The US Air Force has requested Congress for funding in the fiscal 2024 budget to proceed with the CCA program, as well as the Next Generation Air Dominance program, and aims to have 1,000 collaborative combat aircraft (CCAs) in service. The CCAs will complement and improve the performance of crewed fighter aircraft while significantly reducing the risk to pilots. Air Force Secretary Frank Kendall and Air Force Chief of Staff Gen. CQ Brown have asked planners to assume that the service may acquire 1,000 CCAs. The Air Force wants the CCAs to cost a fraction of the F-35, which costs roughly $78 million per airframe.
These drones could carry out various missions, including striking targets, intelligence, surveillance and reconnaissance, and electronic warfare, and could be less expensive than traditional crewed aircraft, and in some cases cheap enough that the service could afford to lose them in combat.
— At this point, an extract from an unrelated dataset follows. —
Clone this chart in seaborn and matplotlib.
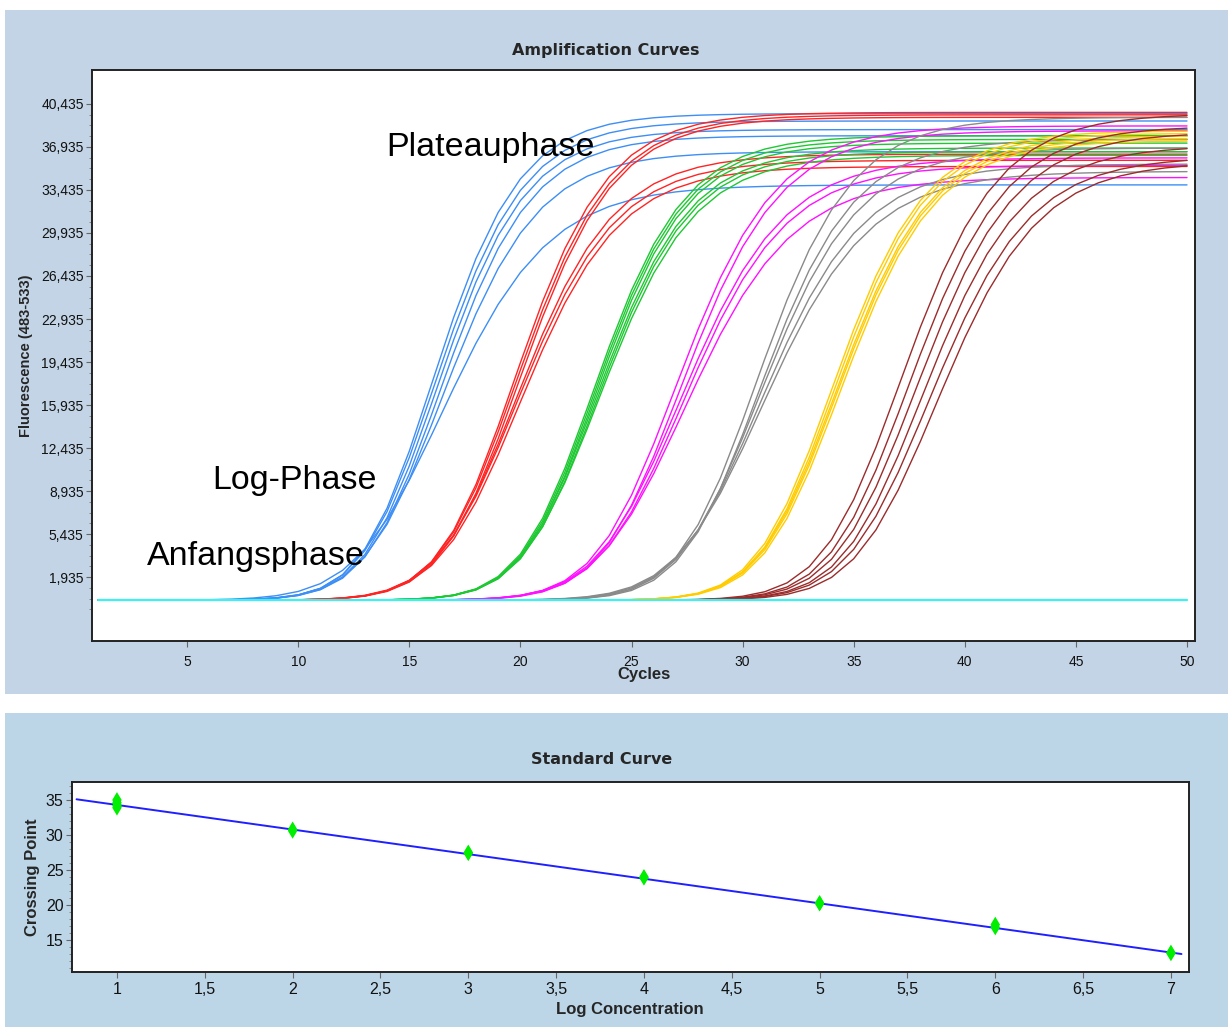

Kendall stressed in his speech that adopting drone wingmen will not mean the Air Force has fewer crewed fighters in its inventory, and can be thought of as remotely controlled versions of the targeting or electronic warfare pods or weapons that crewed aircraft now carry.
Developing the platform, autonomous software and figuring out how to organise, train, equip and supply the program are the three lines of effort that are currently under way, said Brown. The Air Force is conducting experiments on autonomy with the X-62A Variable In-flight Simulator Aircraft, a heavily modified F-16 fighter, to design and mature the drone’s autonomous core. Brown also noted that the technology for the CCAs is already available, and the focus is now on how to incorporate it into military applications.